El Parlamento europeo ha vuelto a montar su circo mediático para examinar a los candidatos a comisarios, vetar a alguno y exhibir entre aullidos su cabeza como un trofeo de caza.
Pero los más ruidosos de aquellos diputados no van a distraer a nadie del problema esencial de la moneda común, Francia. Al mismo tiempo que su ministro de Defensa viaja a Washington y demuestra que su país se ha convertido en el mejor aliado militar de Estados Unidos, el ministro de Finanzas pide árnica a Bruselas e incumplir el objetivo de déficit.
El tándem Hollande-Valls siente que ha llegado al límite de lo que puede consentirles la sociedad francesa, acostumbrada a que el Estado sea responsable de la felicidad de cada uno de sus ciudadanos. Enfrente, les amenaza la xenófoba y antieuropea Marine Le Pen, la favorita en todas las encuestas presidenciales.
Angela Merkel ha reaccionado con prontitud, afirmando que los miembros de la eurozona deben cumplir sus compromisos, precisamente porque la crisis económica aún no ha pasado. El radar de Berlín llega a Matteo Renzi, un ilusionista que olvida la fulminante reforma que prometió a Italia. Pero el elefante es Francia y está en la habitación.
Los dirigentes germanos tienen dos convicciones que chocan entre sí. Por un lado, saben que no pueden dejar caer a su aliado preferencial, al que han cubierto bajo sus alas en esta larga crisis del euro. Por otro, no pueden tratarla a empellones, como a un Länder del Este.
Más que ninguno otro país de la eurozona, Francia mira hacia adentro, se resiste a las reformas y se niega a transferir nuevos poderes al gobierno económico de Bruselas.

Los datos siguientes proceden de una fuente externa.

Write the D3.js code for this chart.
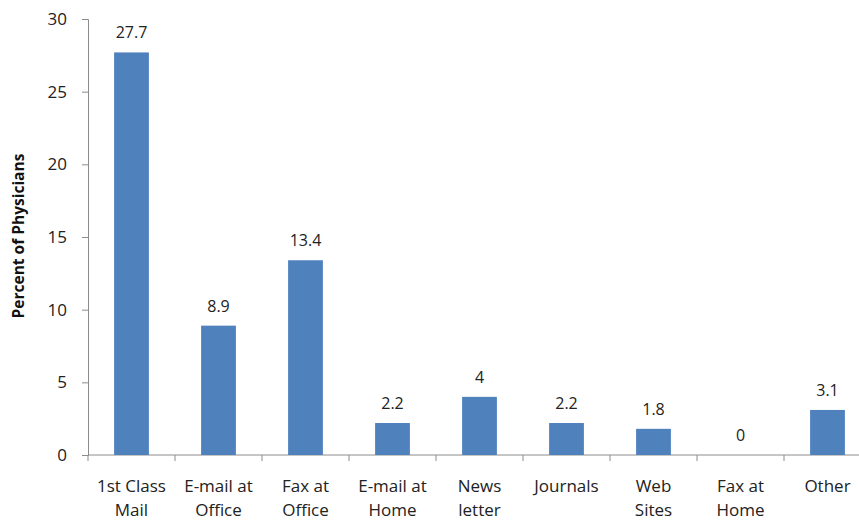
<!DOCTYPE html>
<html>
<head>
<meta charset="utf-8">
<script src="https://cdn.jsdelivr.net/npm/d3@7"></script>
<style>
  html, body { margin: 0; padding: 0; background: #fff; }
  svg { display: block; font-family: "Open Sans", "Noto Sans", sans-serif; }
</style>
</head>
<body>
<svg id="chart" width="859" height="524"></svg>
<script>
// Preferred channels for receiving information, percent of physicians
const categories = [
  ["1st Class", "Mail"],
  ["E-mail at", "Office"],
  ["Fax at", "Office"],
  ["E-mail at", "Home"],
  ["News", "letter"],
  ["Journals"],
  ["Web", "Sites"],
  ["Fax at", "Home"],
  ["Other"]
];
const values = [27.7, 8.9, 13.4, 2.2, 4, 2.2, 1.8, 0, 3.1];
const yTicks = [0, 5, 10, 15, 20, 25, 30];
const yTitle = "Percent of Physicians";

const svg = d3.select("#chart");
const plotLeft = 88, plotTop = 19, plotBottom = 455;
const step = 87;
const plotRight = plotLeft + step * categories.length;

const keys = categories.map((c, i) => i);
const x = d3.scaleBand().domain(keys).range([plotLeft, plotRight])
  .paddingInner(0.6).paddingOuter(0.3);
const y = d3.scaleLinear().domain([0, 30]).range([plotBottom, plotTop]);

const axisColor = "#8c8c8c";
const fontStack = "'Open Sans', 'Noto Sans', sans-serif";

// y axis
const yAxis = svg.append("g")
  .attr("transform", `translate(${plotLeft},0)`)
  .call(d3.axisLeft(y).tickValues(yTicks).tickSize(6).tickPadding(15).tickFormat(d3.format("d")));
yAxis.select(".domain").attr("stroke", axisColor);
yAxis.selectAll(".tick line").attr("stroke", axisColor);
yAxis.selectAll(".tick text").attr("fill", "#222").attr("font-size", 17)
  .attr("font-family", fontStack);

// x axis baseline and band boundary ticks
const edges = d3.range(categories.length + 1).map(i => plotLeft + i * x.step());
svg.append("line")
  .attr("x1", plotLeft).attr("x2", plotRight)
  .attr("y1", plotBottom).attr("y2", plotBottom)
  .attr("stroke", axisColor);
svg.append("g").selectAll("line").data(edges).join("line")
  .attr("x1", d => d).attr("x2", d => d)
  .attr("y1", plotBottom).attr("y2", plotBottom + 6)
  .attr("stroke", axisColor);

// bars
svg.append("g").selectAll("rect").data(values).join("rect")
  .attr("x", (d, i) => x(i))
  .attr("width", x.bandwidth())
  .attr("y", d => y(d))
  .attr("height", d => y(0) - y(d))
  .attr("fill", "#4f81bd");

// value labels
svg.append("g").selectAll("text").data(values).join("text")
  .attr("x", (d, i) => x(i) + x.bandwidth() / 2)
  .attr("y", d => y(d) - 14)
  .attr("text-anchor", "middle")
  .attr("font-size", 16)
  .attr("fill", "#222")
  .text(d => d);

// category labels
const catG = svg.append("g").selectAll("text").data(categories).join("text")
  .attr("x", (d, i) => x(i) + x.bandwidth() / 2)
  .attr("y", 492)
  .attr("text-anchor", "middle")
  .attr("font-size", 17)
  .attr("fill", "#222");
catG.selectAll("tspan").data(d => d).join("tspan")
  .attr("x", function() { return d3.select(this.parentNode).attr("x"); })
  .attr("dy", (d, i) => i === 0 ? 0 : 24)
  .text(d => d);

// y axis title
svg.append("text")
  .attr("transform", `translate(24,236) rotate(-90)`)
  .attr("text-anchor", "middle")
  .attr("font-size", 15.5)
  .attr("font-weight", "bold")
  .attr("fill", "#111")
  .text(yTitle);
</script>
</body>
</html>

Como el comisario español, el francés Pierre Moscovici está bajo examen de la cámara estos días para decidir sobre su idoneidad como encargado de Asuntos Económicos, incluido la fiscalización de los presupuestos nacionales. Pero quién mejor que un francés para dar malas noticias y torcer el gesto ante la resistencia numantina de sus compatriotas.